» What is needed
Check each line of the material below for "this", then copy the ones that contain it.
*** Records supplied ***
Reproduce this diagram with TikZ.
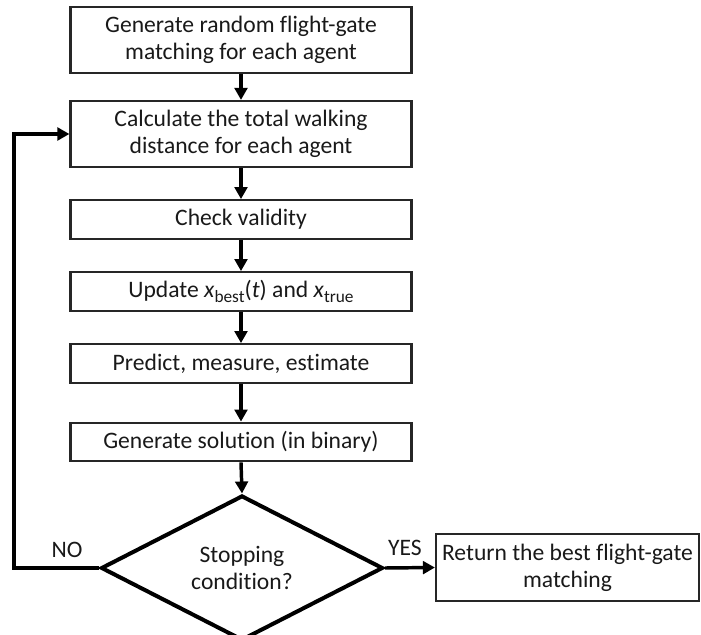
\documentclass[tikz,border=0pt]{standalone}
\usepackage{fontspec}
\setmainfont{Carlito}[Ligatures={NoCommon}]
\usetikzlibrary{shapes.geometric,arrows.meta}
\newcommand\lowsub[1]{\raisebox{-0.5ex}{\fontsize{13}{13}\selectfont #1}}
\begin{document}
\begin{tikzpicture}[x=0.75pt,y=-0.75pt,
  every node/.style={font=\fontsize{17.7}{20.3}\selectfont, text=black!90},
  procbox/.style={draw=black!85, line width=1.6pt, rectangle, inner sep=0pt,
     minimum width=255.75pt, align=center},
  twoline/.style={procbox, minimum height=49.5pt},
  oneline/.style={procbox, minimum height=29pt},
  decbox/.style={draw=black, line width=3pt, diamond, inner sep=0pt,
     minimum width=211.5pt, minimum height=102pt, align=center},
  flow/.style={draw=black, line width=2.6pt,
     -{Triangle[length=9pt,width=9.5pt]}},
  lbl/.style={inner sep=0pt}]
\useasboundingbox (0,0) rectangle (701,635);
\node[twoline] (b1) at (241,40) {Generate random flight-gate\\matching for each agent};
\node[twoline] (b2) at (241,134) {Calculate the total walking\\distance for each agent};
\node[oneline] (b3) at (241,219.5) {Check validity};
\node[oneline] (b4) at (241,291.5) {Update \textit{x}\lowsub{best}(\textit{t}) and \textit{x}\lowsub{true}};
\node[oneline] (b5) at (241,363.5) {Predict, measure, estimate};
\node[oneline] (b6) at (241,442) {Generate solution (in binary)};
\node[decbox] (dec) at (242,568) {Stopping\\condition?};
\node[procbox, minimum width=197.25pt, minimum height=50pt] (ret) at (567.5,567.5) {Return the best flight-gate\\matching};
\node[lbl] (no) at (67,550) {NO};
\node[lbl] (yes) at (405,548) {YES};
\coordinate (lc) at (14,134);
\draw[flow] (b1) -- (b2);
\draw[flow] (b2) -- (b3);
\draw[flow] (b3) -- (b4);
\draw[flow] (b4) -- (b5);
\draw[flow] (b5) -- (b6);
\draw[flow] (b6.south) -- (dec.north);
\draw[flow] (dec.east) -- (ret.west);
\draw[flow] (dec.west) -| (lc) -- (b2.west);
\end{tikzpicture}
\end{document}
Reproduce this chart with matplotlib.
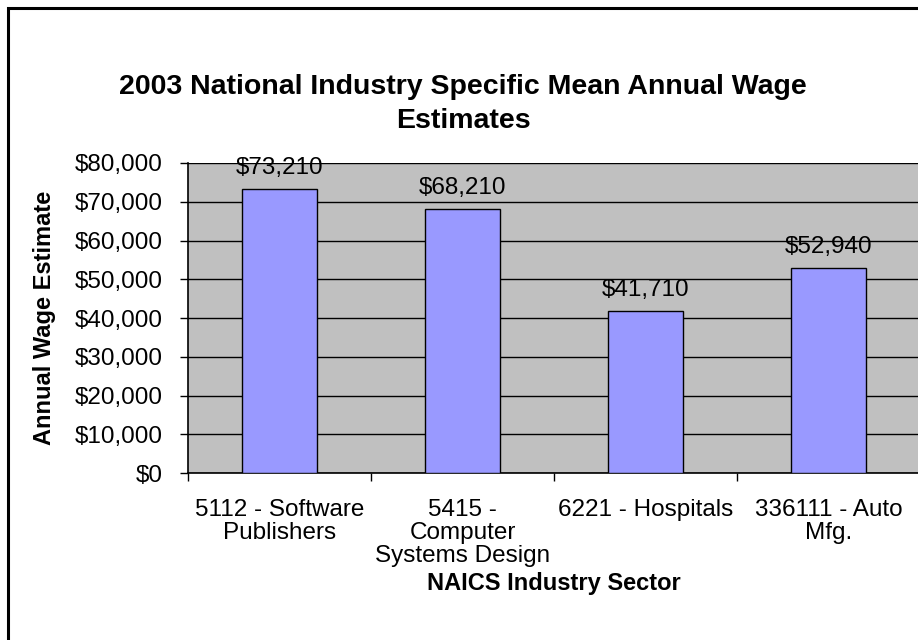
import matplotlib.pyplot as plt
from matplotlib.patches import Rectangle
from matplotlib.ticker import FuncFormatter, FixedLocator

plt.rcParams["font.family"] = ["Liberation Sans", "DejaVu Sans"]

categories = [
    "5112 - Software\nPublishers",
    "5415 -\nComputer\nSystems Design",
    "6221 - Hospitals",
    "336111 - Auto\nMfg.",
]
wages = [73210, 68210, 41710, 52940]
y_ticks = [0, 10000, 20000, 30000, 40000, 50000, 60000, 70000, 80000]

W, H = 918, 640
fig = plt.figure(figsize=(W / 100, H / 100), dpi=100)
ax = fig.add_axes([188 / W, 1 - 473 / H, (920 - 188) / W, (473 - 163) / H])

# outer chart border (only top and left edges show in the crop)
fig.patches.append(Rectangle((8 / W, -0.1), 2.0, (H - 8) / H + 0.1,
                             transform=fig.transFigure, fill=False,
                             edgecolor="black", linewidth=2.2))

x = list(range(len(categories)))
ax.set_facecolor("#C0C0C0")
ax.bar(x, wages, width=0.41, color="#9999FF", edgecolor="black", linewidth=1.0, zorder=3)

for xi, v in zip(x, wages):
    ax.text(xi, v + 5400, f"${v:,}", ha="center", va="center", fontsize=17.5, zorder=4)

ax.set_ylim(0, 80000)
ax.set_xlim(-0.5, 3.5)
ax.yaxis.set_major_locator(FixedLocator(y_ticks))
ax.yaxis.set_major_formatter(FuncFormatter(lambda v, p: f"${int(v):,}"))
ax.grid(axis="y", color="black", linewidth=1.0, zorder=1)
ax.set_axisbelow(True)

ax.set_xticks([-0.5, 0.5, 1.5, 2.5])
ax.set_xticklabels([])
ax.set_xticks(x, minor=True)
ax.set_xticklabels(categories, minor=True, fontsize=17.5, linespacing=1.05, va="top")
ax.tick_params(axis="x", which="major", direction="out", length=6, width=1)
ax.tick_params(axis="x", which="minor", length=0, pad=19)
ax.tick_params(axis="y", direction="out", length=6, width=1, pad=12, labelsize=17.5)

for side in ["top", "right"]:
    ax.spines[side].set_visible(False)
for side in ["left", "bottom"]:
    ax.spines[side].set_color("black")
    ax.spines[side].set_linewidth(1.2)

ax.set_ylabel("Annual Wage Estimate", fontsize=17, fontweight="bold", labelpad=0)
ax.yaxis.set_label_coords(-(188 - 56) / (920 - 188), 0.5)
ax.set_xlabel("NAICS Industry Sector", fontsize=17, fontweight="bold")
ax.xaxis.set_label_coords(0.5, -(572 - 473) / (473 - 163))

fig.text(463 / W, 1 - 104 / H, "2003 National Industry Specific Mean Annual Wage\nEstimates",
         ha="center", va="center", fontsize=20.5, fontweight="bold", linespacing=1.38)

fig.savefig("out.png", dpi=100)
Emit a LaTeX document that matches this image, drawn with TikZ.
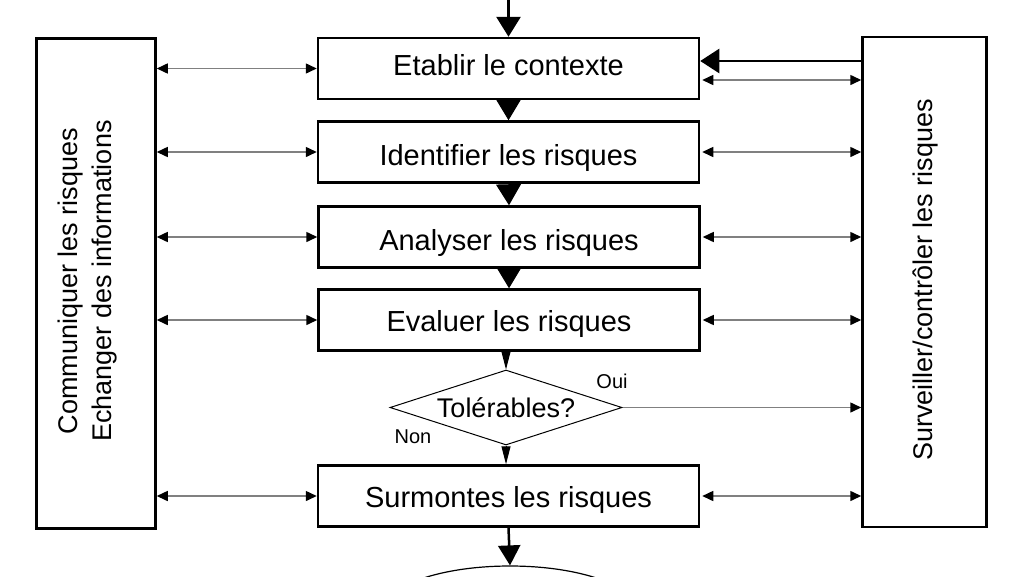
\documentclass[tikz,border=0pt]{standalone}
\usepackage{fontspec}
\setmainfont{Liberation Sans}
\usetikzlibrary{arrows.meta,shapes.geometric,calc}
\begin{document}
\begin{tikzpicture}[x=1pt,y=-1pt,
  box/.style={draw, line width=2.5pt, minimum width=381pt, minimum height=61pt, inner sep=0pt, text height=20pt, text depth=7pt, font=\fontsize{29}{34}\selectfont},
  low/.style={text height=26.5pt, text depth=0.5pt},
  mid/.style={text height=24.5pt, text depth=2.5pt},
  side/.style={draw, line width=2.5pt, inner sep=0pt},
  sidetext/.style={rotate=90, align=center, font=\fontsize{27}{34}\selectfont},
  flow/.style={line width=3pt, -{Triangle[length=20pt,width=24pt]}},
  gapflow/.style={line width=1pt, -{Triangle[length=21pt,width=25pt]}},
  link/.style={draw=gray, line width=1.5pt, {Triangle[length=11pt,width=10pt,color=black]}-{Triangle[length=11pt,width=10pt,color=black]}},
  onelink/.style={draw=gray, line width=1.5pt, -{Triangle[length=11pt,width=10pt,color=black]}},
  small/.style={line width=1pt, -{Triangle[length=18pt,width=9pt]}},
  lbl/.style={font=\fontsize{20}{24}\selectfont, inner sep=0pt}
]
\useasboundingbox (0,0) rectangle (1024,576);
\clip (0,0) rectangle (1024,576);

% side boxes
\node[side, minimum width=119pt, minimum height=490pt] (L) at (96,283.5) {};
\node[sidetext] (Lt) at (87.5,281) {Communiquer les risques\\Echanger des informations};
\node[side, minimum width=124pt, minimum height=490pt] (R) at (924.5,282) {};
\node[sidetext] (Rt) at (925,280) {Surveiller/contrôler les risques};

% central boxes
\node[box] (E) at (508.5,68.5) {Etablir le contexte};
\node[box, low] (I) at (508.5,152) {Identifier les risques};
\node[box, low] (A) at (509,237) {Analyser les risques};
\node[box, mid] (V) at (509,320) {Evaluer les risques};
\node[draw, diamond, line width=1pt, aspect=3.1, minimum width=232pt, minimum height=75pt, inner sep=0pt,
      font=\fontsize{27}{32}\selectfont] (D) at (506,407.5) {Tolérables?};
\node[box, mid] (S) at (508.5,496) {Surmontes les risques};
\node[draw, ellipse, line width=1.2pt, minimum width=254pt, minimum height=90pt] (F) at (510,611) {};

\node[lbl] (oui) at (612,381) {Oui};
\node[lbl] (non) at (413,437) {Non};

% main flow
\coordinate (top) at (508.5,0);
\draw[flow] (top) -- (E.north);
\draw[gapflow] (E.south) -- (I.north);
\draw[gapflow] (I.south) -- (A.north);
\draw[gapflow] (A.south) -- (V.north);
\draw[small] (V.south -| D.north) -- (D.north);
\draw[small] (D.south) -- (S.north -| D.south);
\draw[line width=2.5pt, -{Triangle[length=20pt,width=22pt]}] (S.south) -- (F.north);

% left links
\draw[link] (L.east |- E.west) -- (E.west);
\draw[link] (L.east |- I.west) -- (I.west);
\draw[link] (L.east |- A.west) -- (A.west);
\draw[link] (L.east |- V.west) -- (V.west);
\draw[link] (L.east |- S.west) -- (S.west);

% right links
\coordinate (E1) at ([yshift=7.5pt]E.east);
\coordinate (E2) at ([yshift=-11.5pt,xshift=2pt]E.east);
\draw[line width=2.5pt, -{Triangle[length=19pt,width=24pt]}] (R.west |- E1) -- (E1);
\draw[link] (E2) -- (R.west |- E2);
\draw[link] ([xshift=2pt]I.east) -- (R.west |- I.east);
\draw[link] ([xshift=2pt]A.east) -- (R.west |- A.east);
\draw[link] ([xshift=2pt]V.east) -- (R.west |- V.east);
\draw[onelink] (D.east) -- (R.west |- D.east);
\draw[link] ([xshift=2pt]S.east) -- (R.west |- S.east);
\end{tikzpicture}
\end{document}
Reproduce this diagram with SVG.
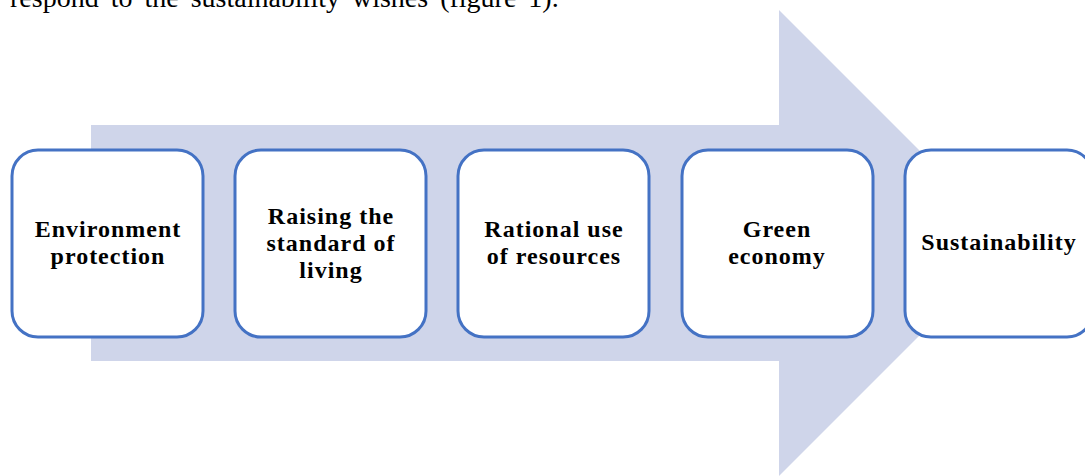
<svg xmlns="http://www.w3.org/2000/svg" width="1085" height="476" viewBox="0 0 1085 476">
<style>
.box{fill:#ffffff;stroke:#4472C4;stroke-width:3}
.lbl{font-family:"Liberation Serif","Times New Roman",serif;font-weight:bold;font-size:24px;letter-spacing:1px;fill:#000;text-anchor:middle}
.para{font-family:"Liberation Serif","Times New Roman",serif;font-size:28px;fill:#000;word-spacing:5px}
</style>
<rect width="1085" height="476" fill="#ffffff"/>
<text class="para" x="10" y="7">respond to the sustainability wishes (figure 1).</text>
<g id="connectors">
<polygon points="91,125 779,125 779,10 1012,243 779,476 779,361 91,361" fill="#CFD5EA"/>
</g>
<g id="node1">
<rect class="box" x="12" y="150" width="191" height="187" rx="26"/>
<text class="lbl" x="108" y="237">Environment</text>
<text class="lbl" x="108" y="264">protection</text>
</g>
<g id="node2">
<rect class="box" x="235" y="150" width="191" height="187" rx="26"/>
<text class="lbl" x="331" y="224">Raising the</text>
<text class="lbl" x="331" y="251">standard of</text>
<text class="lbl" x="331" y="278">living</text>
</g>
<g id="node3">
<rect class="box" x="458" y="150" width="191" height="187" rx="26"/>
<text class="lbl" x="554" y="237">Rational use</text>
<text class="lbl" x="554" y="264">of resources</text>
</g>
<g id="node4">
<rect class="box" x="682" y="150" width="191" height="187" rx="26"/>
<text class="lbl" x="777" y="237">Green</text>
<text class="lbl" x="777" y="264">economy</text>
</g>
<g id="node5">
<rect class="box" x="905" y="150" width="188" height="187" rx="26"/>
<text class="lbl" x="999" y="250">Sustainability</text>
</g>
</svg>
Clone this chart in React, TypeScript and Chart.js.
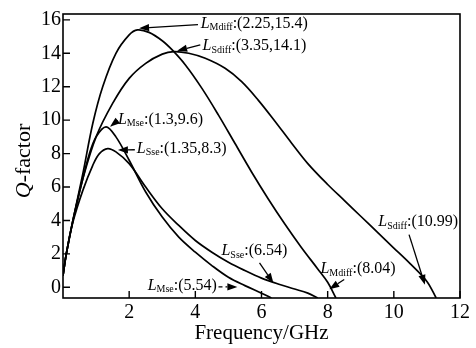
***
» Finished answer
Reproduce this diagram with TikZ.
Reproduce this chart with matplotlib.
Emit a LaTeX document that matches this image, drawn with TikZ.
Reproduce this diagram with SVG.
Clone this chart in React, TypeScript and Chart.js.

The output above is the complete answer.